De son règne -dix ans durant- certains de ses compatriotes n’ont pas gardé de bons souvenirs de l’ancien président, Mohamed Ould Abdel Aziz. Pendant que beaucoup d’autres ne juraient –alors- que par son nom et justifiaient tous ses faits et gestes comme actes «salvateurs» pour la République. Mais ils feignent aujourd’hui de lui découvrir le visage « hideux » qu’il ne portait pas hier. C’est malheureusement la culture « makhzénienne » bien de chez nous ; celle qui veut que l’on se vende au « Prince » du moment et lui retourner illico presto le veston dans sa descente aux enfers.
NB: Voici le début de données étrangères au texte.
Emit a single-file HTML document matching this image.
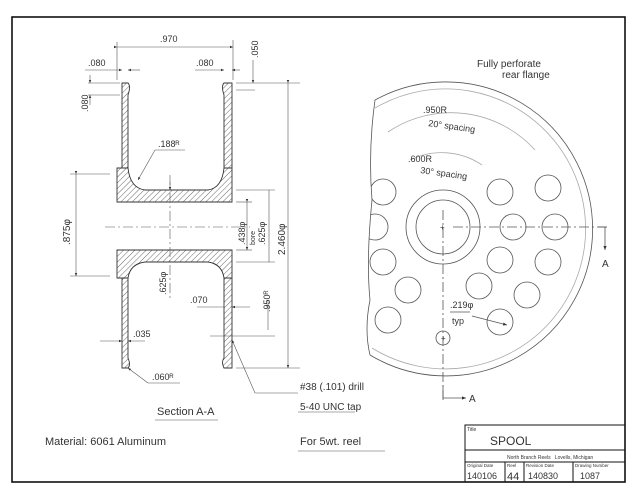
<!DOCTYPE html>
<html><head><meta charset="utf-8"><style>
html,body{margin:0;padding:0;background:#fff;}
svg{display:block;}
text{font-family:"Liberation Sans",sans-serif;fill:#333;}
</style></head><body>
<svg width="640" height="494" viewBox="0 0 640 494" xmlns="http://www.w3.org/2000/svg">
<defs>
<pattern id="h" width="4" height="4" patternUnits="userSpaceOnUse" patternTransform="rotate(45)">
<line x1="0" y1="0" x2="0" y2="4" stroke="#444" stroke-width="0.8"/></pattern>
<marker id="ar" markerWidth="6" markerHeight="6" refX="5" refY="3" orient="auto"><path d="M0,1 L5,3 L0,5z" fill="#333"/></marker>
<clipPath id="cp"><path d="M375,100 Q368,150 372,200 Q366,260 370,300 Q364,330 370,355 L640,355 L640,60 L375,60 Z"/></clipPath>
</defs>
<rect x="12" y="17" width="613" height="465" fill="none" stroke="#111" stroke-width="1.6"/>

<!-- Section view -->
<g stroke="#333" stroke-width="0.9">
<path d="M122,83 L128,83 Q131,86 128,95 L128,168 L122,168 Z" fill="url(#h)"/>
<path d="M122,278 L128,278 L128,358 Q131,365 128,368 L122,368 Z" fill="url(#h)"/>
<path d="M224,83 Q221,86 224,95 L224,168 L232,168 L232,83 Z" fill="url(#h)"/>
<path d="M224,278 L232,278 L232,368 L224,368 Q221,362 224,358 Z" fill="url(#h)"/>
<path d="M117,168 L128,168 Q130,188 145,190 L208,190 Q222,188 224,168 L232,168 L232,202 L117,202 Z" fill="url(#h)"/>
<path d="M117,250 L232,250 L232,278 L224,278 Q222,264 208,262 L145,262 Q130,264 128,278 L117,278 Z" fill="url(#h)"/>
</g>
<g stroke="#555" stroke-width="0.6" fill="none">
<line x1="105" y1="227" x2="250" y2="227" stroke-dasharray="10,3,2,3"/>
<line x1="170" y1="175" x2="170" y2="300" stroke-dasharray="10,3,2,3"/>
<line x1="117" y1="42" x2="117" y2="80"/><line x1="233" y1="40" x2="233" y2="80"/>
<line x1="117" y1="47" x2="233" y2="47" marker-start="url(#ar)" marker-end="url(#ar)"/>
<line x1="85" y1="70" x2="122" y2="70" marker-end="url(#ar)"/><line x1="140" y1="70" x2="128" y2="70" marker-end="url(#ar)"/>
<line x1="195" y1="70" x2="224" y2="70" marker-end="url(#ar)"/><line x1="240" y1="70" x2="232" y2="70" marker-end="url(#ar)"/>
<line x1="88" y1="83" x2="120" y2="83"/><line x1="88" y1="95" x2="120" y2="95"/>
<line x1="90" y1="75" x2="90" y2="83" marker-end="url(#ar)"/><line x1="90" y1="105" x2="90" y2="95" marker-end="url(#ar)"/>
<line x1="236" y1="83" x2="300" y2="83"/><line x1="236" y1="90" x2="255" y2="90"/>
<line x1="253" y1="60" x2="253" y2="83" marker-end="url(#ar)"/>
<line x1="70" y1="174" x2="110" y2="174"/><line x1="70" y1="276" x2="110" y2="276"/>
<line x1="76" y1="174" x2="76" y2="276" marker-start="url(#ar)" marker-end="url(#ar)"/>
<line x1="155" y1="150" x2="185" y2="150"/><line x1="155" y1="150" x2="138" y2="180" marker-end="url(#ar)"/>
<line x1="170" y1="182" x2="170" y2="190" marker-end="url(#ar)"/>
<line x1="236" y1="202" x2="252" y2="202"/><line x1="236" y1="250" x2="252" y2="250"/>
<line x1="247" y1="202" x2="247" y2="250" marker-start="url(#ar)" marker-end="url(#ar)"/>
<line x1="236" y1="190" x2="275" y2="190"/><line x1="236" y1="262" x2="275" y2="262"/>
<line x1="269" y1="190" x2="269" y2="262"/>
<line x1="288" y1="83" x2="288" y2="368" marker-start="url(#ar)" marker-end="url(#ar)"/>
<line x1="236" y1="368" x2="300" y2="368"/>
<line x1="268" y1="300" x2="268" y2="330"/>
<line x1="210" y1="336" x2="275" y2="336"/>
<line x1="197" y1="307" x2="224" y2="307"/><line x1="250" y1="307" x2="232" y2="307" marker-end="url(#ar)"/>
<line x1="100" y1="341" x2="122" y2="341" marker-end="url(#ar)"/><line x1="145" y1="341" x2="128" y2="341" marker-end="url(#ar)"/>
<line x1="180" y1="383" x2="148" y2="383"/><line x1="148" y1="383" x2="128" y2="368" marker-end="url(#ar)"/>
<line x1="298" y1="393" x2="255" y2="393"/><line x1="255" y1="393" x2="232" y2="340" marker-end="url(#ar)"/>
<line x1="155" y1="420" x2="218" y2="420"/><line x1="298" y1="412" x2="355" y2="412"/>
<line x1="298" y1="451" x2="385" y2="451"/>
</g>
<g font-size="9">
<text x="160" y="42">.970</text>
<text x="88" y="66">.080</text><text x="196" y="66">.080</text>
<text transform="translate(258,58) rotate(-90)">.050</text>
<text transform="translate(88,112) rotate(-90)">.080</text>
<text x="158" y="147">.188ᴿ</text>
<text transform="translate(70,245) rotate(-90)" font-size="10">.875φ</text>
<text transform="translate(245,245) rotate(-90)">.438φ</text>
<text transform="translate(255,245) rotate(-90)" font-size="7">bore</text>
<text transform="translate(265,245) rotate(-90)">.625φ</text>
<text transform="translate(285,255) rotate(-90)" font-size="10">2.460φ</text>
<text transform="translate(166,295) rotate(-90)">.625φ</text>
<text transform="translate(270,312) rotate(-90)">.950ᴿ</text>
<text x="190" y="303">.070</text>
<text x="133" y="337">.035</text>
<text x="152" y="380">.060ᴿ</text>
<text x="157" y="415" font-size="11">Section A-A</text>
<text x="300" y="390" font-size="10">#38 (.101) drill</text>
<text x="300" y="410" font-size="10">5-40 UNC tap</text>
<text x="45" y="445" font-size="11">Material: 6061 Aluminum</text>
<text x="300" y="445" font-size="11">For 5wt. reel</text>
<text x="477" y="67" font-size="10">Fully perforate</text>
<text x="502" y="78" font-size="10">rear flange</text>
</g>

<!-- Flange view -->
<g stroke="#555" stroke-width="0.8" fill="none">
<path d="M375,100 A147,147 0 1 1 370,355"/>
<path d="M375,108 A140,140 0 1 1 372,348" stroke="#aaa"/>
<path d="M375,100 Q368,150 372,200 Q366,260 370,300 Q364,330 370,355"/>
<path d="M388,132 A113,113 0 0 1 535,150" stroke="#aaa"/>
<path d="M410,160 A72,72 0 0 1 482,165" stroke="#aaa"/>
<circle cx="443" cy="227" r="37"/><circle cx="443" cy="227" r="27"/>
<g clip-path="url(#cp)">
<circle cx="513" cy="227" r="13"/><circle cx="500" cy="192" r="13"/><circle cx="500" cy="260" r="13"/><circle cx="479" cy="286" r="13"/>
<circle cx="383" cy="192" r="13"/><circle cx="375" cy="227" r="13"/><circle cx="383" cy="262" r="13"/><circle cx="408" cy="290" r="13"/>
<circle cx="548" cy="188" r="13"/><circle cx="555" cy="227" r="13"/><circle cx="548" cy="262" r="13"/><circle cx="527" cy="295" r="13"/><circle cx="500" cy="322" r="13"/><circle cx="388" cy="320" r="13"/>
</g>
<circle cx="443" cy="338" r="7"/>
<line x1="443" y1="210" x2="443" y2="400" stroke-dasharray="10,3,2,3"/>
<line x1="453" y1="227" x2="607" y2="227" stroke-dasharray="10,3,2,3"/>
<line x1="598" y1="227" x2="607" y2="227"/><line x1="605" y1="227" x2="605" y2="250" marker-end="url(#ar)"/>
<line x1="443" y1="385" x2="443" y2="398"/><line x1="443" y1="398" x2="466" y2="398" marker-end="url(#ar)"/>
<line x1="450" y1="312" x2="470" y2="312"/><line x1="472" y1="316" x2="507" y2="325" marker-end="url(#ar)"/>
</g>
<g font-size="9">
<text x="423" y="113">.950R</text><text x="428" y="126" transform="rotate(8 428 126)">20° spacing</text>
<text x="408" y="162">.600R</text><text x="420" y="173" transform="rotate(8 420 173)">30° spacing</text>
<text x="450" y="308">.219φ</text><text x="452" y="324">typ</text>
<text x="441" y="341" font-size="8">+</text><text x="440" y="230" font-size="8">+</text>
<text x="602" y="267" font-size="10">A</text>
<text x="469" y="402" font-size="10">A</text>
</g>

<!-- Title block -->
<g stroke="#111" stroke-width="1" fill="none">
<rect x="465" y="425" width="160" height="57"/>
<line x1="465" y1="450" x2="625" y2="450"/><line x1="465" y1="462" x2="625" y2="462"/>
<line x1="505" y1="462" x2="505" y2="482"/><line x1="524" y1="462" x2="524" y2="482"/><line x1="573" y1="462" x2="573" y2="482"/>
</g>
<g>
<text x="467" y="431" font-size="5">Title</text>
<text x="490" y="445" font-size="12">SPOOL</text>
<text x="507" y="459" font-size="5">North Branch Reels&#160;&#160;&#160;Lovells, Michigan</text>
<text x="467" y="467" font-size="4.5">Original Date</text><text x="507" y="467" font-size="4.5">Reel</text>
<text x="526" y="467" font-size="4.5">Revision Date</text><text x="575" y="467" font-size="4.5">Drawing Number</text>
<text x="467" y="479" font-size="9">140106</text><text x="507" y="480" font-size="11">44</text>
<text x="528" y="479" font-size="9">140830</text><text x="580" y="479" font-size="9">1087</text>
</g>
</svg>
</body></html>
Malgré une différence de pure forme, par le biais d’une transition politique assumée, Mohamed Ould Abdel Aziz est lui-même rattrapé par son passé récent. Un passé où confronté au renversement de l’ancien président Sidi Ould Cheikh Abdellahi, qu’il avait forcé (avec le HCE) à démissionner pour prendre sa place, n’avait pas trouvé meilleur moyen que de l’embastiller manu militari au Palais des Congrès. L’arroseur est aujourd’hui arrosé. Ceci rappelle qu’il n’est pas de bon aloi de trainer un ancien président de la République. Le temps bégaye souvent ! Mais quel que soit ce que l’on peut encore reprocher à l’ancien président, Mohamed Ould Abdel Aziz, le régime actuel ne doit pas abuser de sa position dominante pour vider, par d’éventuels actes, les garanties constitutionnelles dont l’ancien président devrait jouir. Car la vraie victoire avec un grand « V » sera celle du droit et pas forcément celle obtenue, dans n’importe quelles conditions, contre l’ancien président, Mohamed Ould Abdel Aziz. La victoire du Droit revient donc au juge impartial qui n’obéit qu’à la loi et son libre arbitre.